### Objective
Retype exactly what runs from the first line of the data to the line with "var axisDots = yTicks.map(function", keeping both of those lines and skipping pictures.

## begin Data rows

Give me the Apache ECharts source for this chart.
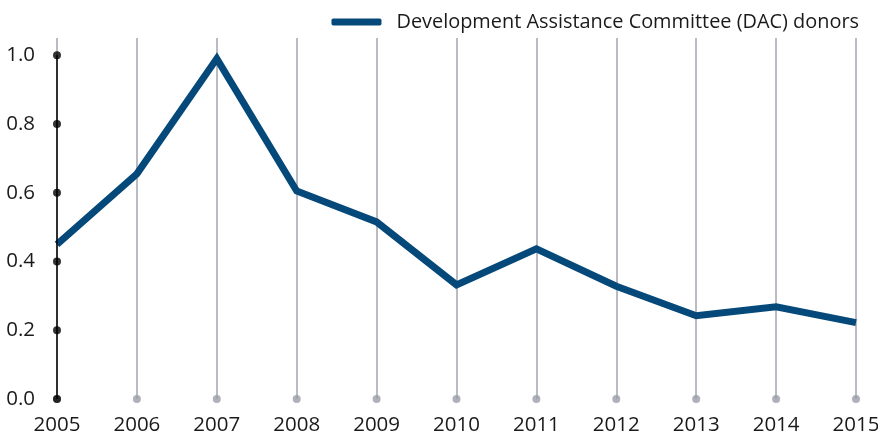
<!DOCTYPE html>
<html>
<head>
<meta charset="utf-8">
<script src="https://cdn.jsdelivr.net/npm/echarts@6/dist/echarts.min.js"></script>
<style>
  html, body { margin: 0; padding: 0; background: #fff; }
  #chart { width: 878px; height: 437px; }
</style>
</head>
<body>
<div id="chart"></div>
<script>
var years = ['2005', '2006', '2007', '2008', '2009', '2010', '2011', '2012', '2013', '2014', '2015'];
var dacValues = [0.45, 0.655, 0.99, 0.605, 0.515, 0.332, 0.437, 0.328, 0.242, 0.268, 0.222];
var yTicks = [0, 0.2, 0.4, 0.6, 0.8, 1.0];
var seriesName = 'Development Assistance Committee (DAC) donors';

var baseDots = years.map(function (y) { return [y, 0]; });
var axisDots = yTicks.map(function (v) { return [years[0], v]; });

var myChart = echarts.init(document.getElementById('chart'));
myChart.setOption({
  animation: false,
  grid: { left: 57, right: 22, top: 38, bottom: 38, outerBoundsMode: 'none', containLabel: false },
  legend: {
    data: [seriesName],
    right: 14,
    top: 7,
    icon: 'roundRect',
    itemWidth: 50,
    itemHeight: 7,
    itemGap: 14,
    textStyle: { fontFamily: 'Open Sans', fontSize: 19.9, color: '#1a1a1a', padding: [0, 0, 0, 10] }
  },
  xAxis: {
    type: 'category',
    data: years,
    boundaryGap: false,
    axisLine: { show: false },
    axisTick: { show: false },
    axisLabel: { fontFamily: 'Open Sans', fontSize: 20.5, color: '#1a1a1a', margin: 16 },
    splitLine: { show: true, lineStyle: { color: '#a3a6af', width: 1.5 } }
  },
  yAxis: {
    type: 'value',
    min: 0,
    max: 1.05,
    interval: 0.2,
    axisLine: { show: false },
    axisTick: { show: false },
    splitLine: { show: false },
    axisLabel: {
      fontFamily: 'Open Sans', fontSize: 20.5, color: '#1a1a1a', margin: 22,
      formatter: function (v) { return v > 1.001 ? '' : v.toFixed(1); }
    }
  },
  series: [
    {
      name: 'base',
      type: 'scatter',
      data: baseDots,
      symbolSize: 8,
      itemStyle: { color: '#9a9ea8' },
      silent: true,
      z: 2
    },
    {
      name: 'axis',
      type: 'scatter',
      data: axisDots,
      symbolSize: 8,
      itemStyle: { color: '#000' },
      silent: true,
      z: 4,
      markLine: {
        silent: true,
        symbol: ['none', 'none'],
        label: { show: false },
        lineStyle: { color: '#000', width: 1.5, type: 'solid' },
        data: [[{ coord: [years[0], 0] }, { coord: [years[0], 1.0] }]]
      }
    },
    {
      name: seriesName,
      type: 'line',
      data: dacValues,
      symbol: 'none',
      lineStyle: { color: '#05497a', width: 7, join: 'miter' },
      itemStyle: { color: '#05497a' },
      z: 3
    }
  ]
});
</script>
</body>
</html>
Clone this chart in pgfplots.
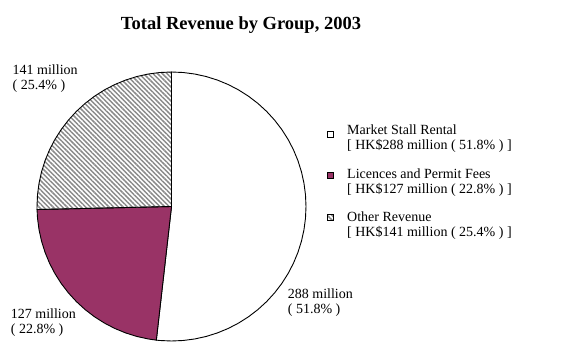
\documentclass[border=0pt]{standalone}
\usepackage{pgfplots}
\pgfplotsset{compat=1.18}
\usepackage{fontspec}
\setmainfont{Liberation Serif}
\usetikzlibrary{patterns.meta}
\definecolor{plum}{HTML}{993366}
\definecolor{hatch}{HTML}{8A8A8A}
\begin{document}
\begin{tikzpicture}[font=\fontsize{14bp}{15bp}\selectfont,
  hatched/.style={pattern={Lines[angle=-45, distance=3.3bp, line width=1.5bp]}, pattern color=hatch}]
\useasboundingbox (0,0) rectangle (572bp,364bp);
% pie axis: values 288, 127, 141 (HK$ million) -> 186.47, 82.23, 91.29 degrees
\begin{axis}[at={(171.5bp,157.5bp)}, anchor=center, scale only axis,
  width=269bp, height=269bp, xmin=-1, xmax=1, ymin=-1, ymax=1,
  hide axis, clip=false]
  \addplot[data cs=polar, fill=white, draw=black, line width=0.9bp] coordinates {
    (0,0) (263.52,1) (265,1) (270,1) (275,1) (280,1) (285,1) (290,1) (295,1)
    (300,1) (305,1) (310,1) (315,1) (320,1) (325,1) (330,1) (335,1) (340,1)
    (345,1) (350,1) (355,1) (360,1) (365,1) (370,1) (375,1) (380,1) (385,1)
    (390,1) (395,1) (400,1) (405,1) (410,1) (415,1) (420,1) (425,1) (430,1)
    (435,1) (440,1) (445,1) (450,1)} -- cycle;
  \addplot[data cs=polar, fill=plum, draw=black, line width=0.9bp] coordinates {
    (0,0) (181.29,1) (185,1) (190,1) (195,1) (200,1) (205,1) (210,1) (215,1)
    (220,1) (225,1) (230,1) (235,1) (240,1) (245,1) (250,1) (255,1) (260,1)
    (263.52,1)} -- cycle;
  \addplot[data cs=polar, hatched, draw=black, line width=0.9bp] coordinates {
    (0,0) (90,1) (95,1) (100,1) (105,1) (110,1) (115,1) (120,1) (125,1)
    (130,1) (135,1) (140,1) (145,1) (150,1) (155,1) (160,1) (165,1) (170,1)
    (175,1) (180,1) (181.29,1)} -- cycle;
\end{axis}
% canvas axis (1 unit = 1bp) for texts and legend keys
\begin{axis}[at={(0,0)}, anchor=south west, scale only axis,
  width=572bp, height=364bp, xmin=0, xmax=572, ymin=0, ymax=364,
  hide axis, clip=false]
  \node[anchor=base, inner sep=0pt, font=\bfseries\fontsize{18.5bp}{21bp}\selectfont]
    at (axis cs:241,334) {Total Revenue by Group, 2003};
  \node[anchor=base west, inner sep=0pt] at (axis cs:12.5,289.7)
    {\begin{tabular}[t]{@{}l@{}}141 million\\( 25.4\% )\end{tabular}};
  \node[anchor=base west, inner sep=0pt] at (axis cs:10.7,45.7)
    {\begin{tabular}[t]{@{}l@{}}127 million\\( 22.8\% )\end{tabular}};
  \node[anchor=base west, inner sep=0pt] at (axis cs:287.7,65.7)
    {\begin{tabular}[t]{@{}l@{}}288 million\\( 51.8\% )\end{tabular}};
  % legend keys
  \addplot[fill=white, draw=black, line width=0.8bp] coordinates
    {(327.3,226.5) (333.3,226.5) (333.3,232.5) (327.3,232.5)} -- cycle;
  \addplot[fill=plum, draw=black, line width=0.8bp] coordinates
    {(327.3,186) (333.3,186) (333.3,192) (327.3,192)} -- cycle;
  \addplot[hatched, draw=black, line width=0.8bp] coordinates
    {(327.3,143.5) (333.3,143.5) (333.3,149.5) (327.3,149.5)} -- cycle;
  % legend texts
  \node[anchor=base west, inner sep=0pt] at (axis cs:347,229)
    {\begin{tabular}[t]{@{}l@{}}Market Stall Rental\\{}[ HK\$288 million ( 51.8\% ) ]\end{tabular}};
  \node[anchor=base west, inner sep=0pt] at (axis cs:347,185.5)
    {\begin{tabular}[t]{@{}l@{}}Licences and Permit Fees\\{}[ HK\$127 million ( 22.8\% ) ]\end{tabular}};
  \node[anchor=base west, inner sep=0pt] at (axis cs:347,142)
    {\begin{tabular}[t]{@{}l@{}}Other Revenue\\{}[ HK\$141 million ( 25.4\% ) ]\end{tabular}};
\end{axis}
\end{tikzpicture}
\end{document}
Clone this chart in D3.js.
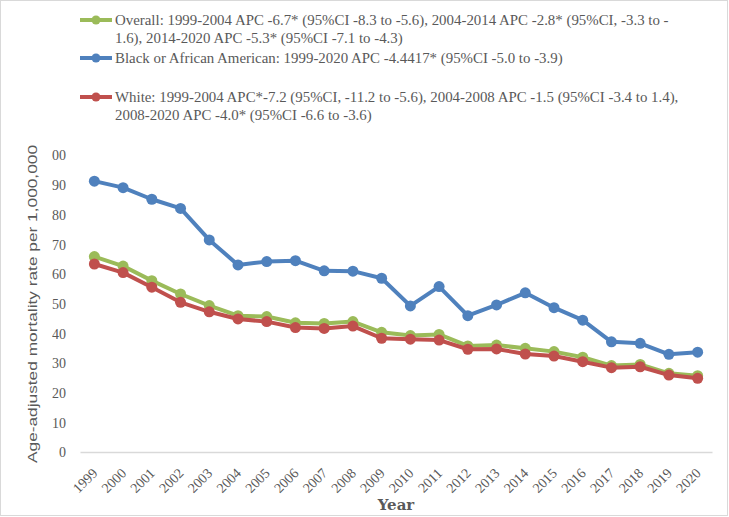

## end Data rows

### Exercise output
Give me the Apache ECharts source for this chart.
<!DOCTYPE html>
<html>
<head>
<meta charset="utf-8">
<script src="https://cdn.jsdelivr.net/npm/echarts@6/dist/echarts.min.js"></script>
<style>
  html, body { margin: 0; padding: 0; background: #fff; }
  #chart { width: 878px; height: 437px; }
</style>
</head>
<body>
<div id="chart"></div>
<script>
var years = ['2005', '2006', '2007', '2008', '2009', '2010', '2011', '2012', '2013', '2014', '2015'];
var dacValues = [0.45, 0.655, 0.99, 0.605, 0.515, 0.332, 0.437, 0.328, 0.242, 0.268, 0.222];
var yTicks = [0, 0.2, 0.4, 0.6, 0.8, 1.0];
var seriesName = 'Development Assistance Committee (DAC) donors';

var baseDots = years.map(function (y) { return [y, 0]; });
var axisDots = yTicks.map(function (v) { return [years[0], v]; });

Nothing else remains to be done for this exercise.